¿Cuándo fue la última vez que te aburriste?
Busco “aprender a aburrirse” en el buscador de Google. Será una tarea pendiente para estas vacaciones
Os escribo en mitad de un streaming de una fiesta virtual organizada por la plataforma antirracista Don’t Hit A La Negrx (No pegues a la negrx) en el Centro Eskalera Karakola para recaudar fondos para la caja de resistencia trans, un centro que nace en 1996 y que “albergan diversos proyectos impulsados por un deseo político de compartir espacios y vidas”, de desafiar y reinventar el mundo desde la “autonomía, el feminismo y la autogestión”. El calor de Madrid me tiene deambulando por las calles todas las noches, esquivando aspersores de riego y hablando sobre nada en especial mientras vemos una ciudad desolada, vaciada por aquellas personas que hacían que nuestro Madrid cobrara sentido. Y vaciada por aquellos espacios que cerraron que creaban los escenarios de resistencia y de cuidados donde convivíamos. Ahí estábamos, dos pringados de una serie de HBO hablando sobre las desgracias del primer mundo de un grupo de veintimuchos sentados en un banco respirando violentamente desde las mascarillas desechables.
En mi infancia en Taipéi gastaba los días jugando desinteresadamente a la pila de juegos pirateados de la Play Station 1, casi todos los juegos en japonés o en chino mandarín, mientras escuchaba cómo goteaba el aire acondicionado de la habitación
“¿Cuándo fue la última vez que te aburriste?”. Me preguntó G. Con el tiempo se me perdió la habilidad de aburrirme, el “hábito” lo dejé desde el primer “no tengo tiempo” que pronuncié de mi boca. La verdad sea dicha, es difícil aburrirse a día de hoy, con las distracciones de los dispositivos tecnológicos y los scrollings infinitos en los feeds de las redes sociales, y, por lo menos en mi caso, siento una culpabilidad cuando no estoy haciendo nada y relleno ese tiempo con una cantidad poco realista y abundante de trabajos y de proyectos.
En mis memorias, la última vez que me aburrí fue en la antigua casa de mis abuelos en Zhonghe, Taipéi. Pienso en las tardes tirado en el sofá cubierto de una estera de bambú, levantándome de una siesta y encontrando arrugas del sueño marcadas en mi cuerpo. De fondo sonaba Chibi Marko-Chan, una serie japonesa de dibujos animados que en chino llamábamos “Xiao Wan Zi” y un bowl lleno de wang Zhai Xiao Man Tou en el centro de mesa.

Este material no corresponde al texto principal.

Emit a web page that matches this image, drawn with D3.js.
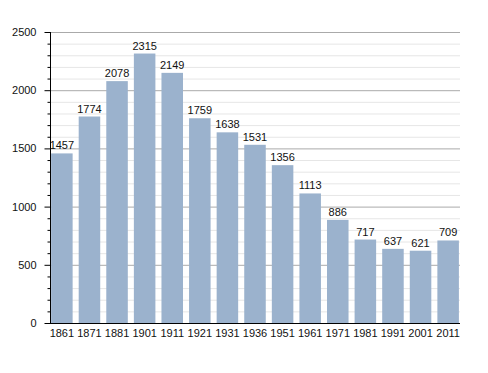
<!DOCTYPE html>
<html>
<head>
<meta charset="utf-8">
<script src="https://cdn.jsdelivr.net/npm/d3@7"></script>
<style>
  body { margin: 0; background: #fff; }
  text { font-family: "Liberation Sans", Arial, sans-serif; }
</style>
</head>
<body>
<svg id="chart" width="488" height="373"></svg>
<script>
const years = ['1861', '1871', '1881', '1901', '1911', '1921', '1931', '1936', '1951', '1961', '1971', '1981', '1991', '2001', '2011'];
const population = [1457, 1774, 2078, 2315, 2149, 1759, 1638, 1531, 1356, 1113, 886, 717, 637, 621, 709];
const yTicks = [0, 500, 1000, 1500, 2000, 2500];

const margin = { top: 32, right: 28, bottom: 50, left: 50 };
const width = 488 - margin.left - margin.right;
const height = 373 - margin.top - margin.bottom;

const svg = d3.select('#chart');
const g = svg.append('g').attr('transform', `translate(${margin.left},${margin.top})`);

const x = d3.scaleBand().domain(years).range([0, width]).paddingInner(0.22).paddingOuter(0.04);
const y = d3.scaleLinear().domain([0, 2500]).range([height, 0]);

const minorVals = d3.range(100, 2500, 100).filter(v => v % 500 !== 0);

// minor grid every 100
g.selectAll('.minor')
    .data(minorVals)
    .enter().append('line')
    .attr('x1', 0).attr('x2', width)
    .attr('y1', d => y(d) + 0.5).attr('y2', d => y(d) + 0.5)
    .attr('stroke', '#e6e6e6');

// major grid
g.selectAll('.major')
    .data(yTicks.slice(1))
    .enter().append('line')
    .attr('x1', 0).attr('x2', width)
    .attr('y1', d => y(d) + 0.5).attr('y2', d => y(d) + 0.5)
    .attr('stroke', '#aaaaaa');

g.selectAll('rect')
    .data(population)
    .enter().append('rect')
    .attr('x', (d, i) => x(years[i]))
    .attr('y', d => y(d))
    .attr('width', x.bandwidth())
    .attr('height', d => height - y(d))
    .attr('fill', '#9bb2cd');

g.selectAll('.lbl')
    .data(population)
    .enter().append('text')
    .attr('x', (d, i) => x(years[i]) + x.bandwidth() / 2)
    .attr('y', d => y(d) - 4)
    .attr('text-anchor', 'middle')
    .attr('font-size', 11)
    .attr('fill', '#111')
    .text(d => d);

// left axis with minor ticks
const yAxis = d3.axisLeft(y).tickValues(yTicks).tickFormat(d3.format('d')).tickSize(6).tickPadding(8);
const ya = g.append('g').attr('transform', 'translate(0.5,0)').call(yAxis);
ya.select('.domain').attr('d', `M0,0V${height}`);
ya.selectAll('text').attr('font-size', 11).attr('fill', '#111').style('font-family', '"Liberation Sans", Arial, sans-serif');
ya.selectAll('.minor-tick')
    .data(minorVals)
    .enter().append('line')
    .attr('x1', -3).attr('x2', 0)
    .attr('y1', d => y(d) + 0.5).attr('y2', d => y(d) + 0.5)
    .attr('stroke', '#000');

// bottom axis
const xAxis = d3.axisBottom(x).tickSize(0).tickPadding(6);
const xa = g.append('g').attr('transform', `translate(0,${height + 0.5})`).call(xAxis);
xa.select('.domain').attr('d', `M0,0H${width}`);
xa.selectAll('text').attr('font-size', 11).attr('fill', '#111').style('font-family', '"Liberation Sans", Arial, sans-serif');
</script>
</body>
</html>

Si estaba mi abuela, me escondía en la habitación de mi tío, que olía a tabaco y desodorante de menta. Gastaba los días jugando desinteresadamente a la pila de juegos pirateados de la Play Station 1, casi todos los juegos en japonés o en chino mandarín, mientras escuchaba cómo goteaba el aire acondicionado de su habitación. Crecí refugiado en los videojuegos, y cuando se trataban de juegos de horror de supervivencia, mejor: Clock Tower 2, cuyo primer nivel nunca llegué a superar, Phantasmagoria, una aventura gráfica de terror de Roberta Williams creado en el año 1995 para el ordenador que utilizaban a actores de verdad para los personajes y controlabas sobre fondos creados por el ordenador, o Parasite Eve. Ese fue mi último recuerdo y seguramente no se considere como no hacer nada. La verdad es que he desaprendido a aburrirme. Busco “aprender a aburrirse” en el buscador de Google. Será una tarea pendiente para estas vacaciones.